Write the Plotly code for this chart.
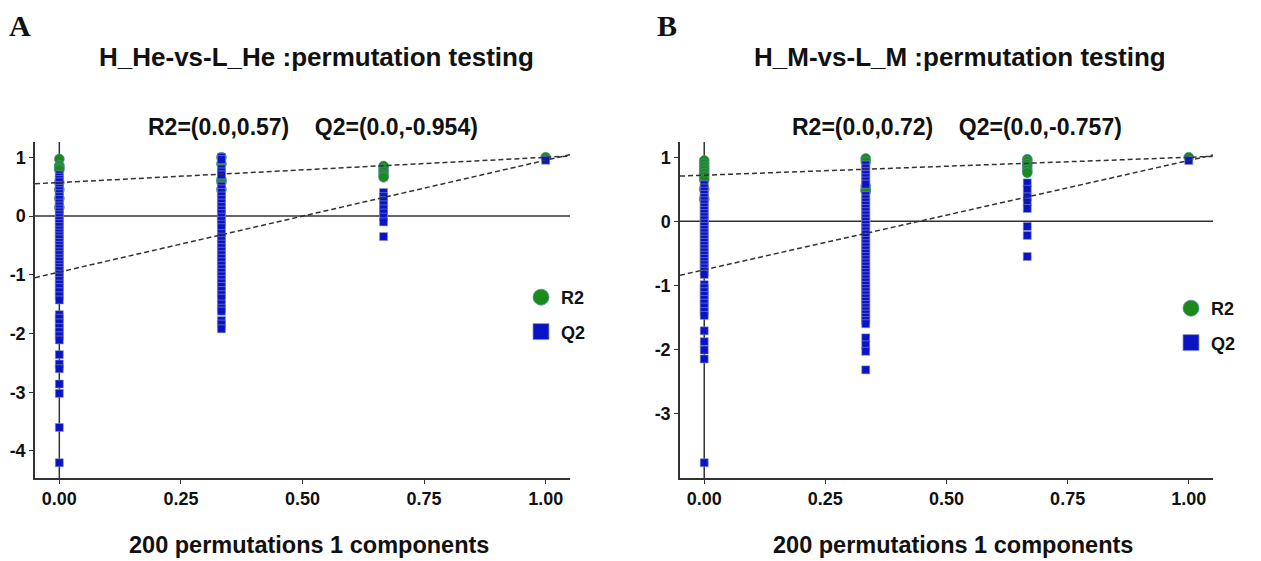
import plotly.graph_objects as go

# ---------------- data ----------------
x_levels = [0.0, 1/3, 2/3, 1.0]

# Panel A : H_He-vs-L_He
A_title = "H_He-vs-L_He :permutation testing"
A_sub = "R2=(0.0,0.57)\u00a0\u00a0\u00a0\u00a0Q2=(0.0,-0.954)"
A_r2_int, A_q2_int = 0.57, -0.954
A_R2 = {
    0: [0.97, 0.86, 0.82, 0.79, 0.57, 0.45, 0.30, 0.15],
    1: [1.0, 0.89, 0.62, 0.58, 0.45],
    2: [0.85, 0.80, 0.75, 0.70, 0.66],
    3: [1.0],
}
A_Q2 = {
    0: [0.70, 0.66, 0.62, 0.58, 0.52, 0.47, 0.43, 0.38, 0.33, 0.28, 0.22, 0.17, 0.12, 0.07,
        0.02, -0.03, -0.08, -0.13, -0.18, -0.24, -0.29, -0.34, -0.39, -0.45, -0.50, -0.55,
        -0.61, -0.66, -0.72, -0.77, -0.83, -0.88, -0.93, -0.99, -1.04, -1.10, -1.16, -1.22,
        -1.29, -1.36, -1.43, -1.68, -1.74, -1.82, -1.90, -1.97, -2.04, -2.11, -2.36, -2.52,
        -2.60, -2.86, -3.02, -3.60, -4.20],
    1: [1.0, 0.96, 0.80, 0.75, 0.70, 0.51, 0.46, 0.40, 0.34, 0.28, 0.22, 0.16, 0.10,
        0.04, -0.02, -0.08, -0.14, -0.20, -0.30, -0.36, -0.42, -0.48, -0.54, -0.60, -0.66,
        -0.72, -0.78, -0.84, -0.90, -0.96, -1.02, -1.08, -1.14, -1.20, -1.27, -1.34, -1.40,
        -1.50, -1.57, -1.62, -1.78, -1.84, -1.92],
    2: [0.40, 0.33, 0.26, 0.19, 0.12, 0.05, -0.02, -0.10, -0.35],
    3: [0.95],
}

# Panel B : H_M-vs-L_M
B_title = "H_M-vs-L_M :permutation testing"
B_sub = "R2=(0.0,0.72)\u00a0\u00a0\u00a0\u00a0Q2=(0.0,-0.757)"
B_r2_int, B_q2_int = 0.72, -0.757
B_R2 = {
    0: [0.95, 0.90, 0.85, 0.80, 0.75, 0.70, 0.65, 0.50, 0.35],
    1: [0.98, 0.93, 0.55, 0.50, 0.47],
    2: [0.97, 0.93, 0.89, 0.85, 0.80, 0.76],
    3: [1.0],
}
B_Q2 = {
    0: [0.57, 0.52, 0.47, 0.42, 0.37, 0.32, 0.27, 0.22, 0.17, 0.12, 0.07, 0.02, -0.03, -0.08,
        -0.13, -0.18, -0.23, -0.28, -0.33, -0.38, -0.43, -0.48, -0.53, -0.58, -0.63, -0.68,
        -0.73, -0.78, -0.83, -0.99, -1.04, -1.10, -1.16, -1.22, -1.28, -1.34, -1.41, -1.47,
        -1.71, -1.88, -2.01, -2.15, -3.77],
    1: [0.88, 0.83, 0.78, 0.73, 0.68, 0.63, 0.58, 0.40, 0.35, 0.30, 0.25, 0.20, 0.15, 0.10,
        0.05, 0.0, -0.05, -0.10, -0.15, -0.20, -0.25, -0.30, -0.35, -0.40, -0.45, -0.50,
        -0.55, -0.60, -0.65, -0.70, -0.75, -0.80, -0.85, -0.90, -0.95, -1.00, -1.05, -1.10,
        -1.15, -1.20, -1.25, -1.30, -1.35, -1.40, -1.45, -1.50, -1.55, -1.60, -1.82, -1.93,
        -2.03, -2.32],
    2: [0.60, 0.50, 0.38, 0.30, 0.20, -0.08, -0.22, -0.55],
    3: [0.95],
}

x_ticks = [0.0, 0.25, 0.5, 0.75, 1.0]
x_tick_text = ["0.00", "0.25", "0.50", "0.75", "1.00"]
A_y_ticks = [1, 0, -1, -2, -3, -4]
B_y_ticks = [1, 0, -1, -2, -3]
x_title = "200 permutations 1 components"

# ---------------- styles ----------------
GREEN = "#1b8a1b"
BLUE = "#0a14c4"
FONT = "Arial, Liberation Sans, sans-serif"
SERIF = "Liberation Serif, Times New Roman, serif"

# page has an 8px body margin: map reference pixels to paper fractions
OFF = 8
W, H = 1261 - OFF, 561 - OFF


def px(v):
    return (v - OFF) / W


def py(v):
    return 1 - (v - OFF) / H


fig = go.Figure()


def flat(d):
    xs, ys = [], []
    for k, vals in d.items():
        for v in vals:
            xs.append(x_levels[k])
            ys.append(v)
    return xs, ys


def add_panel(R2, Q2, r2_int, q2_int, xa, ya, legend):
    xr, yr = flat(R2)
    xq, yq = flat(Q2)
    fig.add_trace(go.Scatter(x=xr, y=yr, mode="markers", xaxis=xa, yaxis=ya,
                             marker=dict(symbol="circle", size=10, color=GREEN,
                                         line=dict(color="#5a8fb0", width=0.6)),
                             showlegend=False, hoverinfo="skip"))
    fig.add_trace(go.Scatter(x=xq, y=yq, mode="markers", xaxis=xa, yaxis=ya,
                             marker=dict(symbol="square", size=8, color=BLUE,
                                         line=dict(color="#8a94c0", width=0.6)),
                             showlegend=False, hoverinfo="skip"))
    # regression lines from intercept to unpermuted model value
    r2_end = R2[3][0]
    q2_end = Q2[3][0]
    lx = [-0.05, 1.05]
    for inter, end in [(r2_int, r2_end), (q2_int, q2_end)]:
        fig.add_trace(go.Scatter(x=lx, y=[inter + (end - inter) * v for v in lx],
                                 mode="lines", xaxis=xa, yaxis=ya,
                                 line=dict(color="#333333", width=1.5, dash="5px,3px"),
                                 showlegend=False, hoverinfo="skip"))
    # legend entries
    fig.add_trace(go.Scatter(x=[None], y=[None], mode="markers", name="R2", xaxis=xa, yaxis=ya,
                             marker=dict(symbol="circle", size=16, color=GREEN,
                                         line=dict(color="#5a8fb0", width=0.8)),
                             legend=legend, legendgroup=legend + "r"))
    fig.add_trace(go.Scatter(x=[None], y=[None], mode="markers", name="Q2", xaxis=xa, yaxis=ya,
                             marker=dict(symbol="square", size=16, color=BLUE,
                                         line=dict(color="#8a94c0", width=0.8)),
                             legend=legend, legendgroup=legend + "q"))
    allv = yr + yq
    lo, hi = min(allv), max(allv)
    pad = (hi - lo) * 0.05
    return [lo - pad, hi + pad]


A_yrange = add_panel(A_R2, A_Q2, A_r2_int, A_q2_int, "x", "y", "legend")
B_yrange = add_panel(B_R2, B_Q2, B_r2_int, B_q2_int, "x2", "y2", "legend2")

axis_common = dict(showline=True, linecolor="#333333", linewidth=1.5, ticks="outside",
                   ticklen=4, tickcolor="#333333", showgrid=False, zeroline=False,
                   tickfont=dict(family=FONT, size=18, color="#111111", weight="bold"))

A_dom_x = [px(35), px(570)]
B_dom_x = [px(680), px(1213)]
dom_y = [py(478), py(142)]

legend_font = dict(family=FONT, size=18, color="#111111", weight="bold")
fig.update_layout(
    width=W, height=H, margin=dict(l=0, r=0, t=0, b=0),
    plot_bgcolor="white", paper_bgcolor="white",
    xaxis=dict(domain=A_dom_x, range=[-0.05, 1.05], tickvals=x_ticks, ticktext=x_tick_text,
               anchor="y", **axis_common),
    yaxis=dict(domain=dom_y, range=A_yrange, tickvals=A_y_ticks,
               ticktext=[str(v) for v in A_y_ticks], anchor="x", **axis_common),
    xaxis2=dict(domain=B_dom_x, range=[-0.05, 1.05], tickvals=x_ticks, ticktext=x_tick_text,
                anchor="y2", **axis_common),
    yaxis2=dict(domain=dom_y, range=B_yrange, tickvals=B_y_ticks,
                ticktext=[str(v) for v in B_y_ticks], anchor="x2", **axis_common),
    legend=dict(x=px(521), y=py(279), xanchor="left", yanchor="top", font=legend_font,
                tracegroupgap=8, bgcolor="rgba(0,0,0,0)"),
    legend2=dict(x=px(1171), y=py(290), xanchor="left", yanchor="top", font=legend_font,
                 tracegroupgap=8, bgcolor="rgba(0,0,0,0)"),
)

# zero reference lines
for xa, ya in [("x", "y"), ("x2", "y2")]:
    fig.add_shape(type="line", xref=xa + " domain", yref=ya, x0=0, x1=1, y0=0, y1=0,
                  line=dict(color="#333333", width=1.5), layer="below")
    fig.add_shape(type="line", xref=xa, yref=ya + " domain", x0=0, x1=0, y0=0, y1=1,
                  line=dict(color="#333333", width=1.5), layer="below")

ann = []
for cx, title, sub in [(316, A_title, A_sub), (960, B_title, B_sub)]:
    ann.append(dict(x=px(cx), y=py(57), text=title, showarrow=False, xref="paper",
                    yref="paper", xanchor="center", yanchor="middle",
                    font=dict(family=FONT, size=26, color="#111111", weight="bold")))
    ann.append(dict(x=px(cx - 3), y=py(127), text=sub, showarrow=False, xref="paper",
                    yref="paper", xanchor="center", yanchor="middle",
                    font=dict(family=FONT, size=23, color="#111111", weight="bold")))
    ann.append(dict(x=px(cx - 7), y=py(545), text=x_title, showarrow=False, xref="paper",
                    yref="paper", xanchor="center", yanchor="middle",
                    font=dict(family=FONT, size=23.5, color="#111111", weight="bold")))
for lx_, lab in [(20, "A"), (667, "B")]:
    ann.append(dict(x=px(lx_), y=py(25), text=lab, showarrow=False, xref="paper",
                    yref="paper", xanchor="center", yanchor="middle",
                    font=dict(family=SERIF, size=30, color="#111111", weight="bold")))
fig.update_layout(annotations=ann)

fig.write_html("out.html")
--- --- ---
Give again, word for word, every line from the top of the data through the line with "x_levels = [0.0, 1/3, 2/3, 1.0]", both ends included, and exclude the pictures.

_Answer to this exercise_.
Write the Plotly code for this chart.
import plotly.graph_objects as go

# ---------------- data ----------------
x_levels = [0.0, 1/3, 2/3, 1.0]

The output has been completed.